The key pattern is explicit context pre-loading. Before an agent starts work, you give it the relevant API contracts, test conventions, and coding standards for the specific area it's operating in:
# Pre-load context before starting a cross-repo task
claude \
--context-file .claude/project-context.md \
--context-file docs/api-contracts.md \
--context-file docs/coding-standards.md \
--context-file docs/test-patterns.md \
"Update the user service to support the new authentication token format"Without this, the agent makes assumptions that diverge from your team's conventions — producing technically correct but stylistically inconsistent output that increases review burden.
The Shift in Mental Model
The most important takeaway from Code with Claude 2026 isn't a specific feature or API — it's a shift in how to think about AI coding tools.
The previous mental model: AI as an interactive assistant that helps developers work faster.
The emerging mental model: AI as an autonomous participant in the software delivery pipeline that handles defined tasks independently, with humans reviewing outputs rather than guiding every step.
This shift requires new engineering work: task boundary definition, permission architecture, observability infrastructure, and cost governance. Teams that approach Claude Code as a more capable autocomplete tool will underutilize it.

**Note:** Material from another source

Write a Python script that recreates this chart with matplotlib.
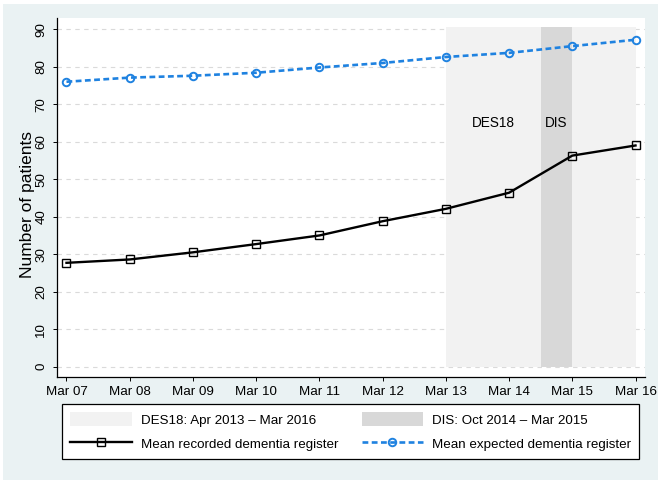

Teams that architect for autonomous operation — with appropriate controls — will get dramatically more leverage.
Where to Start
For teams looking to adopt this model:
- Define narrow task boundaries first: Start with tasks that have clear inputs and verifiable outputs (code review, test generation, dependency updates). Avoid open-ended tasks until you've established baseline reliability.
- Instrument before you scale: Set up logging, cost tracking, and success rate measurement before running agents on critical paths.
- Permissions by default-deny: Start with the most restrictive permission set and add permissions only when you can justify the specific need.
- Review agent outputs as you'd review a junior contributor: Until you've established confidence in the agent's behavior on your codebase, treat its outputs as requiring full review rather than spot-checking.
The infrastructure for agentic CI/CD is now mature enough that the bottleneck is organizational design, not technical capability.